Mais l’athéisme, comme on l’a montré, est la conclusion théorique en même temps que la critique de la thèse du caractère axiologique de la modernité. Il ne peut donc « continuer », c’est-à-dire surmonter sans rupture les positions de cette philosophie du divin immanent dont il veut être et de fait, est la conclusion. Il marque alors la fin de la conception de l’histoire comme épiphanie du divin. L’histoire moderne est donc simplement, pour Del Noce, la période au cours de laquelle l’athéisme s’est manifesté. Au concept axiologique de modernité, il substitue donc une problématique. L’histoire contemporaine remettrait ainsi à l’ordre du jour le pari pascalien entre un Dieu transcendant et l’athéisme.

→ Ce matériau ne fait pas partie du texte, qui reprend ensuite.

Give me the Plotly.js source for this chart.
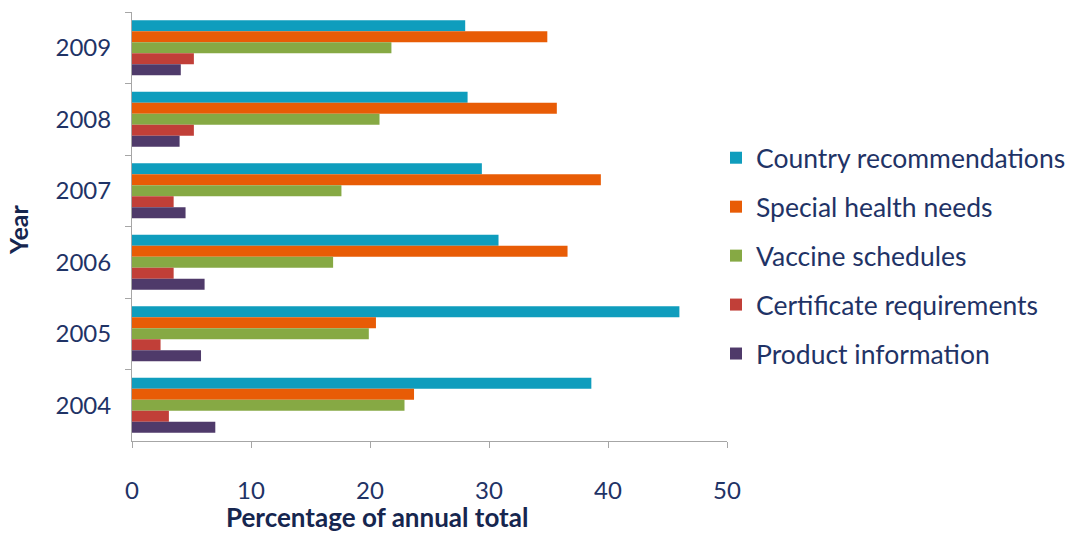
<!DOCTYPE html>
<html>
<head>
<meta charset="utf-8">
<script src="https://cdn.plot.ly/plotly-3.0.1.min.js"></script>
<style>html,body{margin:0;padding:0;background:#fff}#chart{width:1070px;height:535px}</style>
</head>
<body>
<div id="chart"></div>
<script>
var years = ['2009', '2008', '2007', '2006', '2005', '2004'];
var seriesNames = ['Country recommendations', 'Special health needs', 'Vaccine schedules', 'Certificate requirements', 'Product information'];
var countryRecommendations = [28.0, 28.2, 29.4, 30.8, 46.0, 38.6];
var specialHealthNeeds = [34.9, 35.7, 39.4, 36.6, 20.5, 23.7];
var vaccineSchedules = [21.8, 20.8, 17.6, 16.9, 19.9, 22.9];
var certificateRequirements = [5.2, 5.2, 3.5, 3.5, 2.4, 3.1];
var productInformation = [4.1, 4.0, 4.5, 6.1, 5.8, 7.0];
var xTicks = [0, 10, 20, 30, 40, 50];

var values = [countryRecommendations, specialHealthNeeds, vaccineSchedules, certificateRequirements, productInformation];
var colors = ['#0f9dbd', '#e85c06', '#86a944', '#c13f38', '#4f3a6a'];
var textColor = '#1f3366';
var titleColor = '#16264f';
var fontFam = 'Lato, "Open Sans", sans-serif';

var traces = seriesNames.map(function (name, i) {
  return {
    type: 'bar',
    orientation: 'h',
    name: name,
    y: years,
    x: values[i],
    legendgroup: 'g' + i,
    marker: {color: colors[i], line: {width: 0}},
    hoverinfo: 'x+name'
  };
});

var layout = {
  width: 1070,
  height: 535,
  margin: {l: 132, r: 343, t: 12, b: 94, autoexpand: false},
  paper_bgcolor: '#ffffff',
  plot_bgcolor: '#ffffff',
  barmode: 'group',
  bargap: 0.23,
  bargroupgap: 0,
  font: {family: fontFam, color: textColor, size: 24},
  showlegend: true,
  legend: {
    x: (716 - 132) / 595, xanchor: 'left', xref: 'paper',
    y: (441 - 256) / 429, yanchor: 'middle',
    traceorder: 'grouped',
    tracegroupgap: 11.5,
    font: {family: fontFam, size: 26.5, color: textColor},
    itemwidth: 30,
    bgcolor: 'rgba(0,0,0,0)'
  },
  xaxis: {
    range: [0, 50],
    tickvals: xTicks,
    ticktext: xTicks.map(String),
    showgrid: false,
    zeroline: false,
    showline: true,
    linecolor: '#a6a6a6',
    linewidth: 1,
    ticks: 'outside',
    ticklen: 6,
    tickcolor: '#a6a6a6',
    ticklabelstandoff: 22,
    tickfont: {family: fontFam, size: 24, color: textColor},
    fixedrange: true
  },
  yaxis: {
    type: 'category',
    categoryorder: 'array',
    categoryarray: years,
    autorange: 'reversed',
    showgrid: false,
    zeroline: false,
    showline: true,
    linecolor: '#a6a6a6',
    linewidth: 1,
    ticks: 'outside',
    tickson: 'boundaries',
    ticklen: 6,
    tickcolor: '#a6a6a6',
    ticklabelstandoff: 15,
    tickfont: {family: fontFam, size: 24, color: textColor},
    fixedrange: true
  },
  annotations: [
    {
      text: '<b>Percentage of annual total</b>',
      xref: 'paper', yref: 'paper',
      x: (377 - 132) / 595, y: -(534 - 441) / 429,
      xanchor: 'center', yanchor: 'bottom',
      showarrow: false,
      borderpad: 0,
      font: {family: fontFam, size: 26, color: titleColor}
    },
    {
      text: '<b>Year</b>',
      xref: 'paper', yref: 'paper',
      x: -(132 - 18) / 595, y: (441 - 230) / 429,
      xanchor: 'center', yanchor: 'middle',
      textangle: -90,
      showarrow: false,
      font: {family: fontFam, size: 25, color: titleColor}
    }
  ]
};

Plotly.newPlot('chart', traces, layout, {displayModeBar: false, staticPlot: true});
</script>
</body>
</html>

De la sorte, c’est le problème de la modernité qui conduit Del Noce à chercher la vérité à travers l’histoire ; une histoire philosophique qui, comme nous avons cherché à l’illustrer ((. Cf. D. Castellano, « Introduction à la philosophie d’Augusto Del Noce », in Catholica, n. 24, février 1991, pp. 26–40.)) , démontre l’irrationalité de l’option rationaliste. C’est pour cela qu’on peut peut-être conclure en disant, de manière synthétique, qu’Augusto Del Noce est à l’athéisme contemporain ce que Kierkegaard fut à l’hégélianisme. Son historiographie spéculative rend donc non seulement problématique l’idée de modernité, mais prouve en dernière analyse l’impossibilité théorique de la soutenir, sur la base même des réquisits de ceux qui s’étaient faits et continuent d’être les défenseurs de sa valeur.